# Source excerpt
-=-=-
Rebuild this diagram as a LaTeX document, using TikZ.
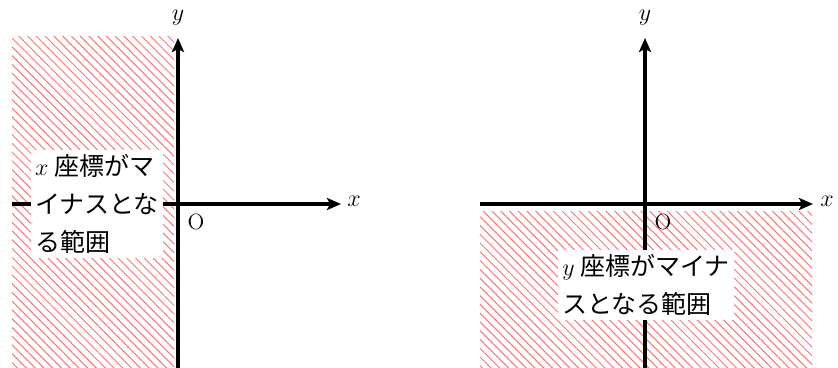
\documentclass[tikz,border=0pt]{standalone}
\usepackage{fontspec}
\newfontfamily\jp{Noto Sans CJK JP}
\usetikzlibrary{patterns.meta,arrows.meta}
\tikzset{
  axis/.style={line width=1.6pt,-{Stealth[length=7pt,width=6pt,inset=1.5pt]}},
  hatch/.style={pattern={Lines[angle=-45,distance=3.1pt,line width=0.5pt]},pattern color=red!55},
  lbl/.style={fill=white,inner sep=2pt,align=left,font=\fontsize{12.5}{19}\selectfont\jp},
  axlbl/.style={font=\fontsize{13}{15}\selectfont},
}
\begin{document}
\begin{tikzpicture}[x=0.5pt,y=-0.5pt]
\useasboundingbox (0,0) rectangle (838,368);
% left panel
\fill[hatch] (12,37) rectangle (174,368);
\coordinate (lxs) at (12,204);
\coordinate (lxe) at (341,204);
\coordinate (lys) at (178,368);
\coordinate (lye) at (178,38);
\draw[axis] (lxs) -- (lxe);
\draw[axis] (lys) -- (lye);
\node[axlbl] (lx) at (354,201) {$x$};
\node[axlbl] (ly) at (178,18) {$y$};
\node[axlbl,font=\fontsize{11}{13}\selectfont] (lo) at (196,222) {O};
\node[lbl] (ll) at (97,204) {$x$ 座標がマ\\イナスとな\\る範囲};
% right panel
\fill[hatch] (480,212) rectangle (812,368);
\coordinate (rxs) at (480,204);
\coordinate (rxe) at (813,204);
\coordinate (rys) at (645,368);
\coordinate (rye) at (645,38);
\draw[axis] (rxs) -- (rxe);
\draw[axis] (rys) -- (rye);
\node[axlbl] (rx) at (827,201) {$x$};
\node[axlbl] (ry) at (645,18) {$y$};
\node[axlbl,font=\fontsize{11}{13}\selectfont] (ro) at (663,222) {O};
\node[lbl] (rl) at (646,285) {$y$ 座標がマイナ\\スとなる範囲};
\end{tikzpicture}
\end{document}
-=-=-
# Given instruction
Leave out the pictures and copy the rest of the material above exactly.

# Task result
Rebuild this diagram as a LaTeX document, using TikZ.
\documentclass[tikz,border=0pt]{standalone}
\usepackage{fontspec}
\newfontfamily\jp{Noto Sans CJK JP}
\usetikzlibrary{patterns.meta,arrows.meta}
\tikzset{
  axis/.style={line width=1.6pt,-{Stealth[length=7pt,width=6pt,inset=1.5pt]}},
  hatch/.style={pattern={Lines[angle=-45,distance=3.1pt,line width=0.5pt]},pattern color=red!55},
  lbl/.style={fill=white,inner sep=2pt,align=left,font=\fontsize{12.5}{19}\selectfont\jp},
  axlbl/.style={font=\fontsize{13}{15}\selectfont},
}
\begin{document}
\begin{tikzpicture}[x=0.5pt,y=-0.5pt]
\useasboundingbox (0,0) rectangle (838,368);
% left panel
\fill[hatch] (12,37) rectangle (174,368);
\coordinate (lxs) at (12,204);
\coordinate (lxe) at (341,204);
\coordinate (lys) at (178,368);
\coordinate (lye) at (178,38);
\draw[axis] (lxs) -- (lxe);
\draw[axis] (lys) -- (lye);
\node[axlbl] (lx) at (354,201) {$x$};
\node[axlbl] (ly) at (178,18) {$y$};
\node[axlbl,font=\fontsize{11}{13}\selectfont] (lo) at (196,222) {O};
\node[lbl] (ll) at (97,204) {$x$ 座標がマ\\イナスとな\\る範囲};
% right panel
\fill[hatch] (480,212) rectangle (812,368);
\coordinate (rxs) at (480,204);
\coordinate (rxe) at (813,204);
\coordinate (rys) at (645,368);
\coordinate (rye) at (645,38);
\draw[axis] (rxs) -- (rxe);
\draw[axis] (rys) -- (rye);
\node[axlbl] (rx) at (827,201) {$x$};
\node[axlbl] (ry) at (645,18) {$y$};
\node[axlbl,font=\fontsize{11}{13}\selectfont] (ro) at (663,222) {O};
\node[lbl] (rl) at (646,285) {$y$ 座標がマイナ\\スとなる範囲};
\end{tikzpicture}
\end{document}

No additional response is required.